Day 16: Greenville was a sleepy little town…
When I say that Greenville was a “sleepy little town” I am not being disrespectful. We had a lot of things going for us. Tobacco was king and we had one of the largest tobacco warehouses in the state if not the country. I don’t smoke but the smell of cured tobacco in a barn or on the warehouse floor is something pretty special.
Tobacco brought a lot of money into Greenville and generations later, there is still a lot of “old money” in that town. We never started school until after Labor Day because most of the rural kids were in the tobacco fields until then, so what was the point?
We were also a college town. Originally East Carolina Teachers College or ECTC as they called it. Mostly females until 1932 when they had male graduates…according to historical records. Later it became East Carolina College as it grew. Then in 1967, it became East Carolina University. I went there in the fall of 1968 to play football, which I’ll talk about some other time.

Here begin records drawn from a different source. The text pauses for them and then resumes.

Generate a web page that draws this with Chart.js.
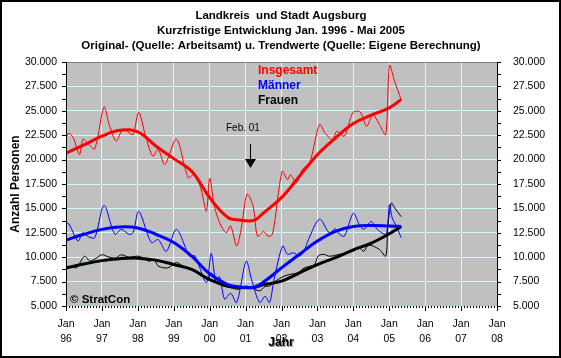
<!DOCTYPE html>
<html lang="de">
<head>
    <meta charset="UTF-8">
    <title>Landkreis und Stadt Augsburg</title>
    <style>
        body {
            margin: 0;
            background: white;
        }
        #box {
            width: 561px;
            height: 358px;
        }
    </style>
</head>
<body>

    <div id="box"><canvas id="alo" width="561" height="358"></canvas></div>

    <script src="https://cdn.jsdelivr.net/npm/chart.js"></script>

    <script>
        // Monate ab Jan. 1996 (0 = Jan 96)
        const insgesamtMonate = [0, 1, 2.5, 4.5, 5.7, 7.5, 9.6, 12.7, 14.5, 16.8, 19, 21, 22.4, 24.3, 26.5, 29, 30.8, 33, 36.9, 40.8, 42.7, 45, 46.9, 48, 49.6, 51.3, 53.5, 55, 57, 58.5, 60.5, 62.5, 64, 66, 67.5, 69, 72.2, 74, 75, 77, 79, 81.4, 84.7, 86.5, 89, 90.5, 93, 95.8, 98, 99, 100.5, 102.5, 104.7, 106.8, 108.1, 109.8, 112];
        const insgesamtWerte = [22200, 22700, 22200, 20500, 22100, 21600, 21100, 25400, 23500, 21900, 23150, 22750, 22550, 24850, 22500, 20350, 21050, 19500, 22100, 18150, 18450, 17100, 14700, 18100, 15200, 13550, 12500, 13200, 11150, 12850, 16450, 15250, 12150, 12650, 12150, 12350, 18800, 17950, 18450, 17600, 19000, 19650, 23600, 22750, 22050, 22900, 22400, 24800, 24950, 24450, 23400, 24600, 23600, 22550, 29650, 28000, 26100];

        const maennerMonate = [0, 1, 4, 5.6, 7.5, 9.6, 12.7, 16.3, 18.5, 21, 22.4, 24.3, 28.5, 30.8, 33.5, 36.9, 41.3, 43, 46.9, 48.5, 50, 51.3, 53, 55, 57, 60.2, 62, 64.7, 66.5, 68, 69.5, 72.4, 74, 76, 78, 79.5, 81, 84.7, 88, 90, 91.4, 93, 96, 98, 99.5, 102, 104, 106.8, 107.5, 108.1, 109, 110, 112];
        const maennerWerte = [13550, 13400, 11650, 12500, 12100, 12000, 15300, 12350, 12850, 12350, 12500, 14700, 11500, 11800, 10600, 12850, 10100, 10150, 7400, 10400, 7700, 8000, 5700, 6300, 5350, 9600, 7700, 5350, 6000, 5350, 7700, 11150, 10300, 10450, 10100, 10600, 11800, 13900, 12500, 12900, 12350, 12150, 14500, 13350, 12850, 13650, 12850, 12350, 13450, 15400, 14000, 13400, 12000];

        const frauenMonate = [0, 2, 3.5, 6.2, 8, 9.6, 12, 14, 16.5, 18.5, 21, 24.3, 27.6, 29.5, 30.8, 34, 36.9, 40, 42.4, 45, 47.5, 48.5, 50, 52.4, 55, 57.6, 60, 62, 64.7, 66.5, 68, 70, 72.8, 75, 77.5, 79.6, 83, 84.2, 86, 88, 91.4, 95.8, 98, 99.5, 101, 104.7, 106.8, 107.5, 108.7, 109.8, 112];
        const frauenWerte = [8900, 9050, 8900, 10100, 9600, 9800, 10250, 10050, 9900, 10250, 10000, 10100, 9600, 9700, 9100, 8900, 9450, 8900, 8750, 8250, 7700, 8400, 7600, 7050, 6900, 6700, 7050, 6850, 6550, 7000, 7050, 7550, 8050, 8250, 8400, 8900, 9250, 10100, 10300, 10100, 10300, 10600, 10950, 10600, 11250, 10800, 10100, 13000, 15550, 15050, 14150];

        // Trendwerte
        const trendMonate = [0, 6, 12, 18, 24, 30, 36, 42, 48, 54, 58, 63, 66, 72, 78, 84, 90, 96, 102, 108, 112];
        const insgesamtTrend = [20650, 21500, 22400, 23000, 22850, 21400, 20100, 18800, 16100, 14100, 13800, 13800, 14550, 16100, 18300, 20500, 22200, 23700, 24550, 25300, 26150];
        const maennerTrend = [11750, 12350, 12850, 13100, 13000, 12350, 11500, 10100, 8300, 7200, 6950, 6950, 7450, 8900, 10300, 11650, 12650, 13150, 13250, 13200, 13150];
        const frauenTrend = [8900, 9300, 9650, 9850, 9900, 9700, 9250, 8750, 7700, 7050, 6900, 6900, 7200, 7550, 8400, 9250, 9950, 10750, 11450, 12400, 13150];

        const titelZeilen = [
            'Landkreis  und Stadt Augsburg',
            'Kurzfristige Entwicklung Jan. 1996 - Mai 2005',
            'Original- (Quelle: Arbeitsamt) u. Trendwerte (Quelle: Eigene Berechnung)'
        ];

        function punkte(monate, werte) {
            return monate.map((m, i) => ({ x: m, y: werte[i] }));
        }

        function tausender(v) {
            const t = Math.floor(v / 1000);
            const r = String(v % 1000).padStart(3, '0');
            return t + '.' + r;
        }

        Chart.defaults.font.family = 'Arial, "Liberation Sans", sans-serif';
        Chart.defaults.font.size = 10.5;
        Chart.defaults.color = '#000';

        // Hintergrund, Achsenlinien, Beschriftungen
        const rahmen = {
            id: 'rahmen',
            beforeDraw(chart) {
                const c = chart.ctx, a = chart.chartArea;
                c.save();
                c.fillStyle = '#fff';
                c.fillRect(0, 0, chart.width, chart.height);
                c.fillStyle = '#c0c0c0';
                c.fillRect(a.left, a.top, a.right - a.left, a.bottom - a.top);
                c.restore();
            },
            afterDraw(chart) {
                const c = chart.ctx, a = chart.chartArea;
                const xs = chart.scales.x, yl = chart.scales.y;
                c.save();
                // Rahmen oben
                c.strokeStyle = '#808080';
                c.lineWidth = 1;
                c.beginPath();
                c.moveTo(a.left, a.top + 0.5);
                c.lineTo(a.right, a.top + 0.5);
                c.stroke();
                // Achsen links/rechts
                c.strokeStyle = '#000';
                c.beginPath();
                c.moveTo(a.left + 0.5, a.top);
                c.lineTo(a.left + 0.5, a.bottom + 1);
                c.moveTo(a.right + 0.5, a.top);
                c.lineTo(a.right + 0.5, a.bottom + 1);
                for (let v = 5000; v <= 30000; v += 1250) {
                    const py = Math.round(yl.getPixelForValue(v)) + 0.5;
                    c.moveTo(a.left - 4, py);
                    c.lineTo(a.left, py);
                    c.moveTo(a.right, py);
                    c.lineTo(a.right + 4, py);
                }
                c.stroke();
                // Monatsstriche unten
                c.fillStyle = '#000';
                for (let m = 0; m <= 144; m++) {
                    const px = Math.round(xs.getPixelForValue(m));
                    c.fillRect(px, a.bottom, 1, m % 12 === 0 ? 5 : 2);
                }
                // Titel
                c.textAlign = 'center';
                c.textBaseline = 'middle';
                c.font = 'bold 11.5px Arial, "Liberation Sans", sans-serif';
                titelZeilen.forEach((t, i) => c.fillText(t, 281, 16 + i * 15));
                // Achsentitel
                c.font = 'bold 12px Arial, "Liberation Sans", sans-serif';
                c.save();
                c.translate(16, (a.top + a.bottom) / 2);
                c.rotate(-Math.PI / 2);
                c.fillText('Anzahl Personen', 0, 0);
                c.restore();
                c.fillStyle = '#808080';
                c.fillText('Jahr', 282, 344);
                c.fillStyle = '#000';
                c.fillText('Jahr', 281, 343);
                // Legende
                c.textAlign = 'left';
                c.fillStyle = '#ff0000';
                c.fillText('Insgesamt', 258, 71);
                c.fillStyle = '#0000ff';
                c.fillText('Männer', 258, 86);
                c.fillStyle = '#000';
                c.fillText('Frauen', 258, 101);
                c.font = 'bold 11.5px Arial, "Liberation Sans", sans-serif';
                c.fillText('© StratCon', 70, 300);
                // Feb. 01 Pfeil
                c.font = '10px Arial, "Liberation Sans", sans-serif';
                c.fillText('Feb. 01', 226, 128);
                const ax = Math.round(xs.getPixelForValue(61.5)) + 0.5;
                c.beginPath();
                c.moveTo(ax, 144);
                c.lineTo(ax, 160);
                c.stroke();
                c.beginPath();
                c.moveTo(ax - 5.5, 159);
                c.lineTo(ax + 5.5, 159);
                c.lineTo(ax, 168);
                c.closePath();
                c.fill();
                // Bildrand
                c.lineWidth = 2;
                c.strokeRect(1, 1, chart.width - 2, chart.height - 2);
                c.restore();
            }
        };

        const ctx = document.getElementById('alo').getContext('2d');
        new Chart(ctx, {
            type: 'line',
            data: {
                datasets: [
                    { data: punkte(trendMonate, insgesamtTrend), borderColor: '#ff0000', borderWidth: 3, order: 0 },
                    { data: punkte(trendMonate, maennerTrend), borderColor: '#0000ff', borderWidth: 3, order: 0 },
                    { data: punkte(trendMonate, frauenTrend), borderColor: '#000000', borderWidth: 3, order: 0 },
                    { data: punkte(insgesamtMonate, insgesamtWerte), borderColor: '#ff0000', borderWidth: 1, tension: 0.3, order: 1 },
                    { data: punkte(maennerMonate, maennerWerte), borderColor: '#0000ff', borderWidth: 1, tension: 0.3, order: 1 },
                    { data: punkte(frauenMonate, frauenWerte), borderColor: '#000000', borderWidth: 1, tension: 0.3, order: 1 }
                ]
            },
            options: {
                responsive: false,
                animation: false,
                layout: { padding: { top: 62, left: 0, right: 0, bottom: 0 } },
                elements: {
                    point: { radius: 0 },
                    line: { tension: 0.4, fill: false }
                },
                plugins: {
                    legend: { display: false },
                    title: { display: false },
                    tooltip: { enabled: false }
                },
                scales: {
                    x: {
                        type: 'linear',
                        min: 0,
                        max: 144,
                        afterFit(s) { s.height = 52; },
                        border: { display: false },
                        grid: { color: '#ccffff', drawTicks: false },
                        ticks: {
                            stepSize: 12,
                            autoSkip: false,
                            maxRotation: 0,
                            padding: 11,
                            font: { lineHeight: 1.4 },
                            callback: v => ['Jan', String((96 + v / 12) % 100).padStart(2, '0')]
                        }
                    },
                    y: {
                        position: 'left',
                        min: 5000,
                        max: 30000,
                        afterFit(s) { s.width = 66; },
                        border: { display: false },
                        grid: { color: '#ccffff', drawTicks: false },
                        ticks: { stepSize: 2500, padding: 9, callback: v => tausender(v) }
                    },
                    y2: {
                        position: 'right',
                        min: 5000,
                        max: 30000,
                        afterFit(s) { s.width = 64; },
                        border: { display: false },
                        grid: { display: false },
                        ticks: { stepSize: 2500, padding: 8, callback: v => tausender(v) }
                    }
                }
            },
            plugins: [rahmen]
        });
    </script>

</body>
</html>
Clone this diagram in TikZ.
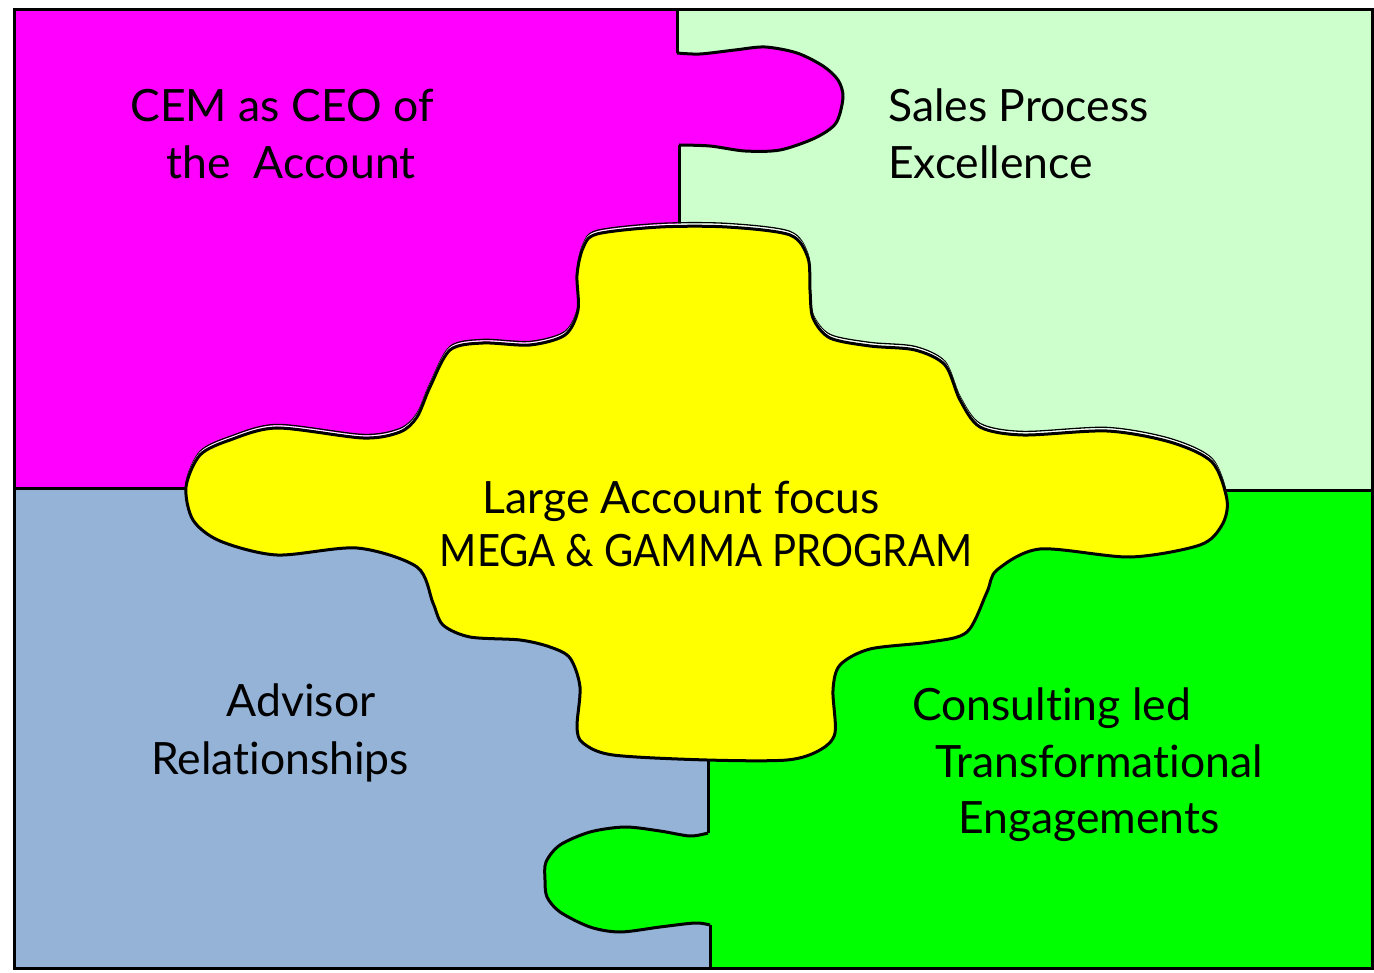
\documentclass[tikz,border=0pt]{standalone}
\usepackage{fontspec}
\usepackage{graphicx}
\setmainfont{Lato}[Ligatures=NoCommon]
\definecolor{cemcol}{HTML}{FF00FF}
\definecolor{salescol}{HTML}{CCFFCC}
\definecolor{advcol}{HTML}{95B3D7}
\definecolor{conscol}{HTML}{00FF00}
\definecolor{focuscol}{HTML}{FFFF00}
\begin{document}
\begin{tikzpicture}[x=1pt,y=-1pt]
    \tikzset{
      piece/.style={line width=3pt, draw=black},
      lbl/.style={inner sep=0pt, font=\fontsize{44.5}{52}\selectfont},
    }
    \useasboundingbox (0,0) rectangle (1374,973);
    % four quarters
    \fill [cemcol] (14,10) rectangle (679,489);
    \fill [salescol] (678,10) rectangle (1372,490);
    \fill [advcol] (14,489) rectangle (710,968);
    \fill [conscol] (709,490) rectangle (1372,968);
    % tab of the top left piece
    \fill [cemcol] plot [smooth] coordinates {(677,53) (700,54) (735,50) (765,47) (797,53) (823,66) (838,80) (843,97) (836,123) (815,138) (780,150) (745,151) (710,146) (679,145)} -- (670,145) -- (670,53) -- cycle;
    \draw [piece] plot [smooth] coordinates {(677,53) (700,54) (735,50) (765,47) (797,53) (823,66) (838,80) (843,97) (836,123) (815,138) (780,150) (745,151) (710,146) (679,145)};
    \draw [piece] (677,10) -- (677,53);
    \draw [piece] (679,145) -- (679,240);
    % tab of the bottom right piece
    \fill [conscol] plot [smooth] coordinates {(708,833) (690,836) (660,831) (625,827) (590,832) (560,845) (546,862) (545,880) (547,897) (560,912) (590,927) (620,932) (660,927) (695,923) (710,925)} -- (718,925) -- (718,833) -- cycle;
    \draw [piece] plot [smooth] coordinates {(708,833) (690,836) (660,831) (625,827) (590,832) (560,845) (546,862) (545,880) (547,897) (560,912) (590,927) (620,932) (660,927) (695,923) (710,925)};
    \draw [piece] (708,750) -- (708,833);
    \draw [piece] (710,925) -- (710,968);
    \draw [piece] (14,488) -- (200,488);
    \draw [piece] (1215,490) -- (1372,490);
    % the centre piece, upper edge doubled
    \draw [black, line width=1.3pt, yshift=3.6pt] plot [smooth cycle] coordinates {(597,234) (660,227) (727,227) (790,235) (808,258) (810,290) (813,318) (830,338) (870,346) (915,350) (945,365) (960,400) (980,427) (1023,435) (1107,431) (1170,442) (1212,462) (1227,500) (1222,525) (1200,545) (1130,557) (1040,549) (997,570) (987,592) (967,632) (930,642) (870,649) (840,665) (833,690) (835,733) (820,750) (787,760) (707,760) (613,755) (583,743) (577,727) (580,687) (570,658) (550,647) (520,640) (470,637) (443,625) (433,603) (417,567) (357,548) (277,555) (220,541) (193,520) (186,487) (200,455) (230,440) (277,428) (363,438) (400,432) (417,417) (430,387) (450,350) (483,343) (530,345) (565,335) (578,310) (577,275) (583,248)};
    \draw [white, line width=1.3pt, yshift=2pt] plot [smooth cycle] coordinates {(597,234) (660,227) (727,227) (790,235) (808,258) (810,290) (813,318) (830,338) (870,346) (915,350) (945,365) (960,400) (980,427) (1023,435) (1107,431) (1170,442) (1212,462) (1227,500) (1222,525) (1200,545) (1130,557) (1040,549) (997,570) (987,592) (967,632) (930,642) (870,649) (840,665) (833,690) (835,733) (820,750) (787,760) (707,760) (613,755) (583,743) (577,727) (580,687) (570,658) (550,647) (520,640) (470,637) (443,625) (433,603) (417,567) (357,548) (277,555) (220,541) (193,520) (186,487) (200,455) (230,440) (277,428) (363,438) (400,432) (417,417) (430,387) (450,350) (483,343) (530,345) (565,335) (578,310) (577,275) (583,248)};
    \filldraw [fill=focuscol, piece] plot [smooth cycle] coordinates {(597,234) (660,227) (727,227) (790,235) (808,258) (810,290) (813,318) (830,338) (870,346) (915,350) (945,365) (960,400) (980,427) (1023,435) (1107,431) (1170,442) (1212,462) (1227,500) (1222,525) (1200,545) (1130,557) (1040,549) (997,570) (987,592) (967,632) (930,642) (870,649) (840,665) (833,690) (835,733) (820,750) (787,760) (707,760) (613,755) (583,743) (577,727) (580,687) (570,658) (550,647) (520,640) (470,637) (443,625) (433,603) (417,567) (357,548) (277,555) (220,541) (193,520) (186,487) (200,455) (230,440) (277,428) (363,438) (400,432) (417,417) (430,387) (450,350) (483,343) (530,345) (565,335) (578,310) (577,275) (583,248)};
    % outer frame
    \draw [black, line width=3pt] (14,10) rectangle (1372,968);
    % texts
    \node [lbl, anchor=base] (cemA) at (282,122) {CEM as CEO of};
    \node [lbl, anchor=base] (cemB) at (291,179) {the\ \ Account};
    \node [lbl, anchor=base west] (salesA) at (888,122) {Sales Process};
    \node [lbl, anchor=base west] (salesB) at (888,179) {Excellence};
    \node [lbl, anchor=base] (focusA) at (681,513) {Large Account focus};
    \node [lbl, anchor=base] (focusB) at (706,566) {\scalebox{0.9}[1]{MEGA \& GAMMA PROGRAM}};
    \node [lbl, anchor=base] (advA) at (301,716) {Advisor};
    \node [lbl, anchor=base] (advB) at (280,774) {Relationships};
    \node [lbl, anchor=base west] (consA) at (912,720) {Consulting led};
    \node [lbl, anchor=base west] (consB) at (935,777) {Transformational};
    \node [lbl, anchor=base west] (consC) at (958,833) {Engagements};
\end{tikzpicture}
\end{document}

Being a college town, we had great clothing stores, and kids dressed up in those days. We also had great bars, although they could only serve 3.2 beer (that’s 3.2% alcohol), no liquor because we were still in the “religious” south. You had to buy your liquor at the ABC Store (Alcohol Beverage Control) run by the State. While it sounds like a lot of rules, gas stations would sell me beer by the time I was 16 no questions asked. Access to moonshine or “white lightening” really wasn’t that hard. Imagine this, Daddy used to send Debby and me to Batts Groceries, a local store around the corner, for cigarettes at 23 cents a pack, and I was only 9 or 10 at the time and they never asked any questions just sold them to me…so it wasn’t THAT strict.
On Friday nights in the fall, everyone would come to our football games, which we played in Ficklen Stadium which now is Dowdy–Ficklen Stadium, the on-campus football facility at East Carolina University for the East Carolina Pirates in Greenville, North Carolina. The official capacity of the stadium is 51,000, making it the second largest college stadium in North Carolina. It wasn’t that big back then, but can you imagine High School kids playing in the local college stadium each week, it was special.
Our football games were the only thing happening on Friday nights so everyone (or at least it seemed like it) came to the game. Now on Saturday, the entire town turned Purple and Gold, the ECU colors, and once again the stadium was full and the town was rocking.
So, when I say Greenville was a sleepy little town, I am using a comparison to what life is like today. We had no cell phones, no movie channels, no computers, no devices, 24-hour TV. The pace was slower, and the local radio station was very personal taking dedications from one sweetheart to another all the time. The local DJ’s knew a lot of us football players by name and wish us well. I got banged up in a Homecoming Game and I received “on-air” best wishes for a quick recovery…you don’t see that in a big town.
We would drive around town listening to the radio and just hang out. At some point, we would end us at the Original Hardees Fast Food burger place down the hill from the High School. As the story goes, after visiting the first McDonald’s fast-food restaurant in North Carolina, Wilbur Hardee realized that a business centered on modestly priced hamburgers and French Fries could generate a substantial income. In 1960, Wilbur opened the first Hardee’s restaurant in Greenville that offered “charco-broiled hamburgers, a drive-through window and quick service and the rest is history, as they say, but we had the first. Hardees was the local hangout, you could cruise through several times a night and see anyone you wanted to see, it was the place to be to meet up with friends.
If you wanted to, you could also drive out to the corn fields, tobacco fields, or any number of places with your girlfriend and park. Listen to the music on the radio, talk, make out, and just enjoy the quiet of the evening. Time slowed down in those days without so many distractions. Life was simpler, and sweeter in many ways and friendships meant a lot.
Even though I’ve moved all over this wonderful country since I graduated from East Carolina University, I still have friends I love and valued deeply who I grew up with and I’m very thankful for that sleepy little town of Greenville.